>> Start SOURCE MATERIAL
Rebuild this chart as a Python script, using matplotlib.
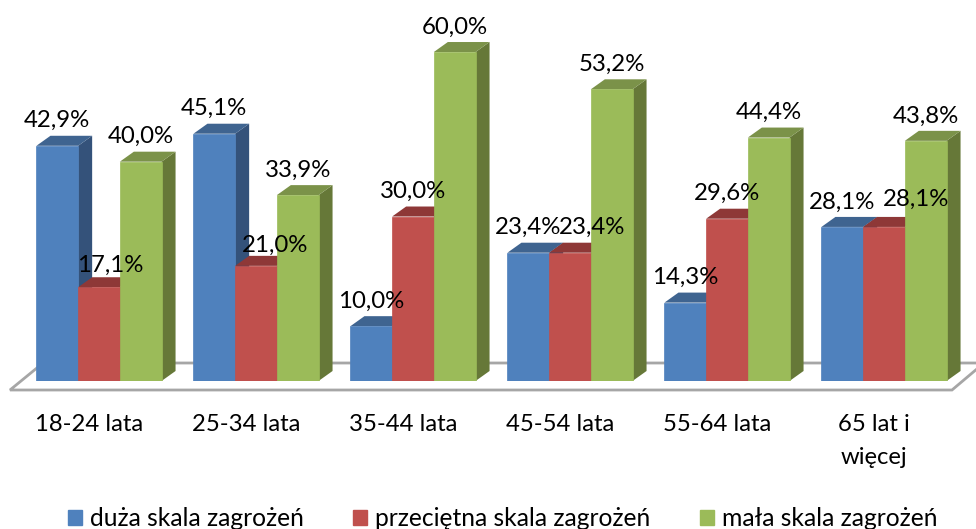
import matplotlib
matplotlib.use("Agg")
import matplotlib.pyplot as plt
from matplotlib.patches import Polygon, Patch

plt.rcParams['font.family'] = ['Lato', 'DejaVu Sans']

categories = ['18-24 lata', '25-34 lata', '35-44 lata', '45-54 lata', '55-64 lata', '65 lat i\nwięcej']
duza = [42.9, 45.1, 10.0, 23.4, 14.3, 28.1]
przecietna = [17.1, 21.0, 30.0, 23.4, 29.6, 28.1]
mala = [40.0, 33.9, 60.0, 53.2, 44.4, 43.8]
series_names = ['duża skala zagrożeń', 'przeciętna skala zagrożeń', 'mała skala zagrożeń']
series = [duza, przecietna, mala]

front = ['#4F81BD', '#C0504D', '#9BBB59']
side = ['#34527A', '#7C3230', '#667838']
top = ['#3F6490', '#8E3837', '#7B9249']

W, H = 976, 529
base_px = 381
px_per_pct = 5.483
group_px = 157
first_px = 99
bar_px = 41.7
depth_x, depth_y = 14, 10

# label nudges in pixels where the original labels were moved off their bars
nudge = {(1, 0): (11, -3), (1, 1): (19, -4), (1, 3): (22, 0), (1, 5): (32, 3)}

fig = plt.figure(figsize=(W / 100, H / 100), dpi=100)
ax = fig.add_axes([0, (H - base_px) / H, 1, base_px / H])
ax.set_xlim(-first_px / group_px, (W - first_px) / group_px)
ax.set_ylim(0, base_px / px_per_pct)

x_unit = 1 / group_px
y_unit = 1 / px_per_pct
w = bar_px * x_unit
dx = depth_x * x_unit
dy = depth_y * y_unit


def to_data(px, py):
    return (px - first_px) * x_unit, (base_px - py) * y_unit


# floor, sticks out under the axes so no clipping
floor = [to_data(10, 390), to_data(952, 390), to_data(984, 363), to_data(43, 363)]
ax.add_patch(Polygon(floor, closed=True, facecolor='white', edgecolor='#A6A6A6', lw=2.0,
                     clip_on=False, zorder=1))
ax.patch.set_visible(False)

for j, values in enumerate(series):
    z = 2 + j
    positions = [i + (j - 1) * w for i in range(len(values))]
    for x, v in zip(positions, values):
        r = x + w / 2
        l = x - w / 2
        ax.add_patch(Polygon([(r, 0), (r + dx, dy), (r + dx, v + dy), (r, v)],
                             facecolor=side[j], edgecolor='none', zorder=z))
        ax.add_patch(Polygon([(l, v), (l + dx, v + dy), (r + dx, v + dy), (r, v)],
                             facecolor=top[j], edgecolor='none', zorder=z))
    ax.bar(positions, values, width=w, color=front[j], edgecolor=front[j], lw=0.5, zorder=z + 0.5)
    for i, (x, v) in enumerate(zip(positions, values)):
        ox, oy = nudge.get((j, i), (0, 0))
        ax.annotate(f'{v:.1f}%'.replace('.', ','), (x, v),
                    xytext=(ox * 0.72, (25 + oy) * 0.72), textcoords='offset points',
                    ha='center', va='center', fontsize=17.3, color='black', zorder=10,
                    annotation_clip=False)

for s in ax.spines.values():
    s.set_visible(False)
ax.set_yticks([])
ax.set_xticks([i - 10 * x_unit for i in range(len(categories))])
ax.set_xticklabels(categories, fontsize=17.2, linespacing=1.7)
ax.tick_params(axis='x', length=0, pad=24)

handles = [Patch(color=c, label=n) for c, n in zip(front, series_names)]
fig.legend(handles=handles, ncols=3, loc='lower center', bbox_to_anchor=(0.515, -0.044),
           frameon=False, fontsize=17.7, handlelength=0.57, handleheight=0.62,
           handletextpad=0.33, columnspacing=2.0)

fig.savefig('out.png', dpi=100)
>> End SOURCE MATERIAL
Leave out the pictures, then repeat the listing above exactly from its first line to the line with "return (px - first_px)", inclusive.

Rebuild this chart as a Python script, using matplotlib.
import matplotlib
matplotlib.use("Agg")
import matplotlib.pyplot as plt
from matplotlib.patches import Polygon, Patch

plt.rcParams['font.family'] = ['Lato', 'DejaVu Sans']

categories = ['18-24 lata', '25-34 lata', '35-44 lata', '45-54 lata', '55-64 lata', '65 lat i\nwięcej']
duza = [42.9, 45.1, 10.0, 23.4, 14.3, 28.1]
przecietna = [17.1, 21.0, 30.0, 23.4, 29.6, 28.1]
mala = [40.0, 33.9, 60.0, 53.2, 44.4, 43.8]
series_names = ['duża skala zagrożeń', 'przeciętna skala zagrożeń', 'mała skala zagrożeń']
series = [duza, przecietna, mala]

front = ['#4F81BD', '#C0504D', '#9BBB59']
side = ['#34527A', '#7C3230', '#667838']
top = ['#3F6490', '#8E3837', '#7B9249']

W, H = 976, 529
base_px = 381
px_per_pct = 5.483
group_px = 157
first_px = 99
bar_px = 41.7
depth_x, depth_y = 14, 10

# label nudges in pixels where the original labels were moved off their bars
nudge = {(1, 0): (11, -3), (1, 1): (19, -4), (1, 3): (22, 0), (1, 5): (32, 3)}

fig = plt.figure(figsize=(W / 100, H / 100), dpi=100)
ax = fig.add_axes([0, (H - base_px) / H, 1, base_px / H])
ax.set_xlim(-first_px / group_px, (W - first_px) / group_px)
ax.set_ylim(0, base_px / px_per_pct)

x_unit = 1 / group_px
y_unit = 1 / px_per_pct
w = bar_px * x_unit
dx = depth_x * x_unit
dy = depth_y * y_unit


def to_data(px, py):
    return (px - first_px) * x_unit, (base_px - py) * y_unit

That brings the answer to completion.